:: Data for the task ::

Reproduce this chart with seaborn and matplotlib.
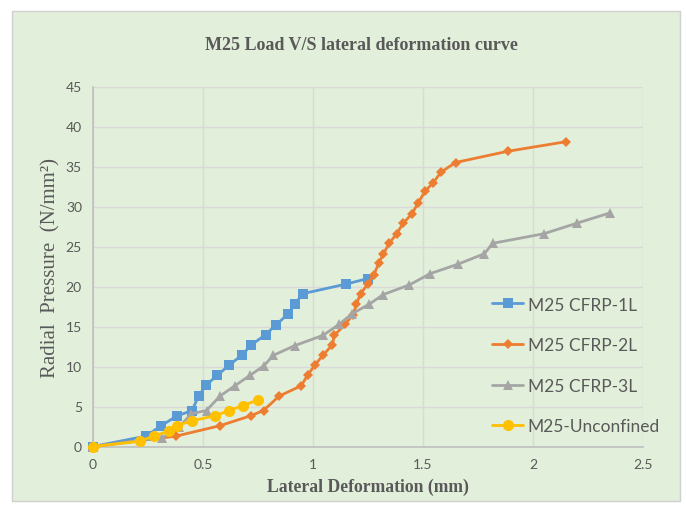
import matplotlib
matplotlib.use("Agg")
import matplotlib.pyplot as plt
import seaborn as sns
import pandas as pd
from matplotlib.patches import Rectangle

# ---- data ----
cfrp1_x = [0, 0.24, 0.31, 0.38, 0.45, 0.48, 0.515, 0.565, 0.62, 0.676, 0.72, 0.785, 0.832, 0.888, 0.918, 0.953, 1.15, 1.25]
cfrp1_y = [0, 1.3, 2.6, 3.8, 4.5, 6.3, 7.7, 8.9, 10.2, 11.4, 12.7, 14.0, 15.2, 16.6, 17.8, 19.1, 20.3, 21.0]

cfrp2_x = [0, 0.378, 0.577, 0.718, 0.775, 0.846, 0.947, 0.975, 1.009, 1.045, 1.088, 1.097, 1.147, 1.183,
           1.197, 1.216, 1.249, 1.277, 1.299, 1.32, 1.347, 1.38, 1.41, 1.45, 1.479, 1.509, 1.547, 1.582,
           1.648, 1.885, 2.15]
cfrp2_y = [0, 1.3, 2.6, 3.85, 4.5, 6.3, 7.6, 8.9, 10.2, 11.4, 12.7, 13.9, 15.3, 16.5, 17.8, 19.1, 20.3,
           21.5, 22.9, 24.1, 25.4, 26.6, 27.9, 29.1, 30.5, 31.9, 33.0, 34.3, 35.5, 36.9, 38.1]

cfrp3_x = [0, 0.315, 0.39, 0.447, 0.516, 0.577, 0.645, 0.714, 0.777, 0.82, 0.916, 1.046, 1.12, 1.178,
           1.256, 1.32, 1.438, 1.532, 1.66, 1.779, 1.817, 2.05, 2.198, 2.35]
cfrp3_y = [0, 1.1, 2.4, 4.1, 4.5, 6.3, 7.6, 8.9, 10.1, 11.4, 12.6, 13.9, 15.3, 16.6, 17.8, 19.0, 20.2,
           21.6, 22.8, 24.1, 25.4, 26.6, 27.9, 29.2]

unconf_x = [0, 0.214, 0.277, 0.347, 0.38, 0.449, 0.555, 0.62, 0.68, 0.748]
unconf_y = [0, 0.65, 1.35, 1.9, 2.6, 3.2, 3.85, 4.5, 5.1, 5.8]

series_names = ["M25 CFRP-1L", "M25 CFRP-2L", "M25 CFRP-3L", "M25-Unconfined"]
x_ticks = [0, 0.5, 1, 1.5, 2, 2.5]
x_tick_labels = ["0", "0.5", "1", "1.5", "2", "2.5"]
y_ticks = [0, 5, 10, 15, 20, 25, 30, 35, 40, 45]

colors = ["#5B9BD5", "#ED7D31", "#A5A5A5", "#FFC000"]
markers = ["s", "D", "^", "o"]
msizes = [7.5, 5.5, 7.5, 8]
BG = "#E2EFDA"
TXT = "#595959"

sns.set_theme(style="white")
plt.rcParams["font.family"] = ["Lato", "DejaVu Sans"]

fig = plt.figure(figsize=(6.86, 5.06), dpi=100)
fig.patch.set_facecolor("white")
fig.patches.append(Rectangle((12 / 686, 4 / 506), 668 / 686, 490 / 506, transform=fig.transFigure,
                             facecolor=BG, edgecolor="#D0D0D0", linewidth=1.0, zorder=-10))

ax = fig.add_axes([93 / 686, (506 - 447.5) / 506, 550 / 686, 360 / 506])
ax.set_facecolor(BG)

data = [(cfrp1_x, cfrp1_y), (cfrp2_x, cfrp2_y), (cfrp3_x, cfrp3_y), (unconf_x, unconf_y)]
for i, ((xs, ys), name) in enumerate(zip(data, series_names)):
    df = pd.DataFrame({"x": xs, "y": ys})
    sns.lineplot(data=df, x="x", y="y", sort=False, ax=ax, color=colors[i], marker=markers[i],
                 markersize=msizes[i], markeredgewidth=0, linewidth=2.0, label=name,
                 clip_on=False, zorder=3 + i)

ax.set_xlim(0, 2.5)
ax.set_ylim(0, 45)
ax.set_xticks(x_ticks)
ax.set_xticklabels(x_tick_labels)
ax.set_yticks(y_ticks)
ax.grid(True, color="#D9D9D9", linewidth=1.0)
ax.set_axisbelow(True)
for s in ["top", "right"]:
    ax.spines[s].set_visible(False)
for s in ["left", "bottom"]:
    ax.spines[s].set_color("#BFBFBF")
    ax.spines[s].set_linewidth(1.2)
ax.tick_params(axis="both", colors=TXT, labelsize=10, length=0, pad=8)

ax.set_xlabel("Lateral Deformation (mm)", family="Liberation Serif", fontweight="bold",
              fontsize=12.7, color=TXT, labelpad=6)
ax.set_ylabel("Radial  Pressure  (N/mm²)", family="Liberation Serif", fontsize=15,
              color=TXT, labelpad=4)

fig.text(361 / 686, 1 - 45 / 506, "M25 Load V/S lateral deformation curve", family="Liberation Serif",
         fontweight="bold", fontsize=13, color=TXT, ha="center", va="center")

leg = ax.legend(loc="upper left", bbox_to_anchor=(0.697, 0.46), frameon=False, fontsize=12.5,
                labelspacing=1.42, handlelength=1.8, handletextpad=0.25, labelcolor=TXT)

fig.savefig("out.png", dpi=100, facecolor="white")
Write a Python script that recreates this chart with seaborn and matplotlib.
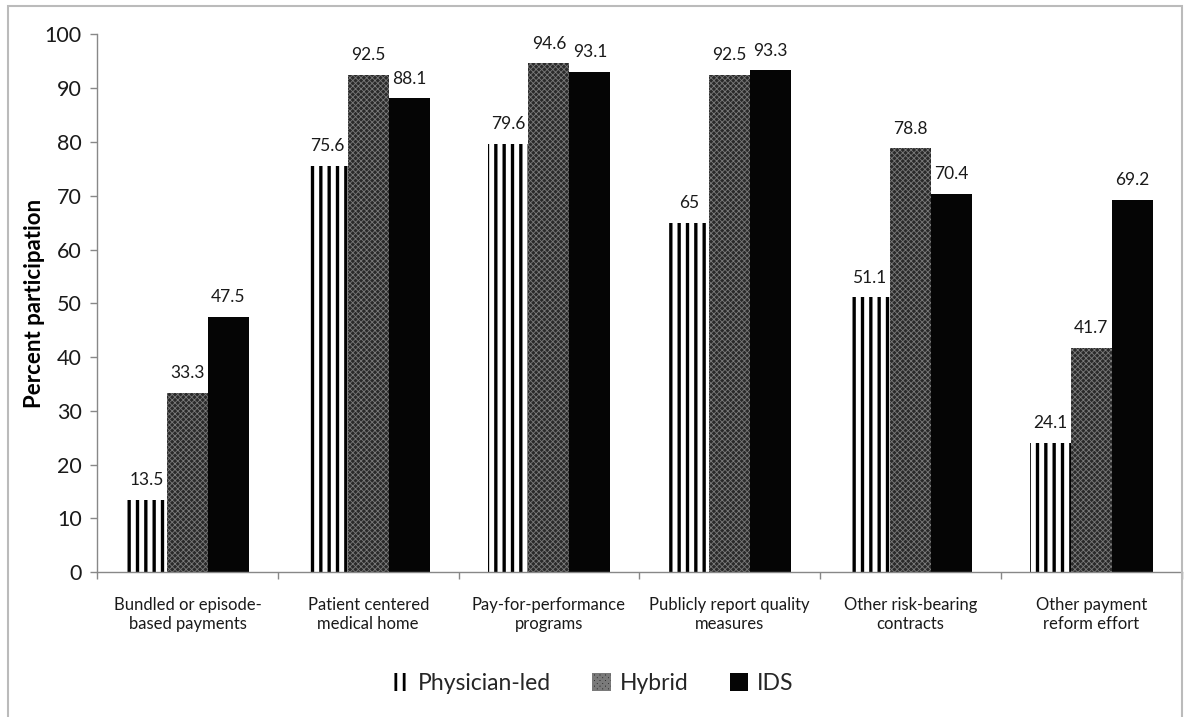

:::

**What the task requires**
Pictures stay out. Repeat only the lines from the beginning of the data through the line that has "ax.set_facecolor(BG)".

**Answer for this exercise**
Reproduce this chart with seaborn and matplotlib.
import matplotlib
matplotlib.use("Agg")
import matplotlib.pyplot as plt
import seaborn as sns
import pandas as pd
from matplotlib.patches import Rectangle

# ---- data ----
cfrp1_x = [0, 0.24, 0.31, 0.38, 0.45, 0.48, 0.515, 0.565, 0.62, 0.676, 0.72, 0.785, 0.832, 0.888, 0.918, 0.953, 1.15, 1.25]
cfrp1_y = [0, 1.3, 2.6, 3.8, 4.5, 6.3, 7.7, 8.9, 10.2, 11.4, 12.7, 14.0, 15.2, 16.6, 17.8, 19.1, 20.3, 21.0]

cfrp2_x = [0, 0.378, 0.577, 0.718, 0.775, 0.846, 0.947, 0.975, 1.009, 1.045, 1.088, 1.097, 1.147, 1.183,
           1.197, 1.216, 1.249, 1.277, 1.299, 1.32, 1.347, 1.38, 1.41, 1.45, 1.479, 1.509, 1.547, 1.582,
           1.648, 1.885, 2.15]
cfrp2_y = [0, 1.3, 2.6, 3.85, 4.5, 6.3, 7.6, 8.9, 10.2, 11.4, 12.7, 13.9, 15.3, 16.5, 17.8, 19.1, 20.3,
           21.5, 22.9, 24.1, 25.4, 26.6, 27.9, 29.1, 30.5, 31.9, 33.0, 34.3, 35.5, 36.9, 38.1]

cfrp3_x = [0, 0.315, 0.39, 0.447, 0.516, 0.577, 0.645, 0.714, 0.777, 0.82, 0.916, 1.046, 1.12, 1.178,
           1.256, 1.32, 1.438, 1.532, 1.66, 1.779, 1.817, 2.05, 2.198, 2.35]
cfrp3_y = [0, 1.1, 2.4, 4.1, 4.5, 6.3, 7.6, 8.9, 10.1, 11.4, 12.6, 13.9, 15.3, 16.6, 17.8, 19.0, 20.2,
           21.6, 22.8, 24.1, 25.4, 26.6, 27.9, 29.2]

unconf_x = [0, 0.214, 0.277, 0.347, 0.38, 0.449, 0.555, 0.62, 0.68, 0.748]
unconf_y = [0, 0.65, 1.35, 1.9, 2.6, 3.2, 3.85, 4.5, 5.1, 5.8]

series_names = ["M25 CFRP-1L", "M25 CFRP-2L", "M25 CFRP-3L", "M25-Unconfined"]
x_ticks = [0, 0.5, 1, 1.5, 2, 2.5]
x_tick_labels = ["0", "0.5", "1", "1.5", "2", "2.5"]
y_ticks = [0, 5, 10, 15, 20, 25, 30, 35, 40, 45]

colors = ["#5B9BD5", "#ED7D31", "#A5A5A5", "#FFC000"]
markers = ["s", "D", "^", "o"]
msizes = [7.5, 5.5, 7.5, 8]
BG = "#E2EFDA"
TXT = "#595959"

sns.set_theme(style="white")
plt.rcParams["font.family"] = ["Lato", "DejaVu Sans"]

fig = plt.figure(figsize=(6.86, 5.06), dpi=100)
fig.patch.set_facecolor("white")
fig.patches.append(Rectangle((12 / 686, 4 / 506), 668 / 686, 490 / 506, transform=fig.transFigure,
                             facecolor=BG, edgecolor="#D0D0D0", linewidth=1.0, zorder=-10))

ax = fig.add_axes([93 / 686, (506 - 447.5) / 506, 550 / 686, 360 / 506])
ax.set_facecolor(BG)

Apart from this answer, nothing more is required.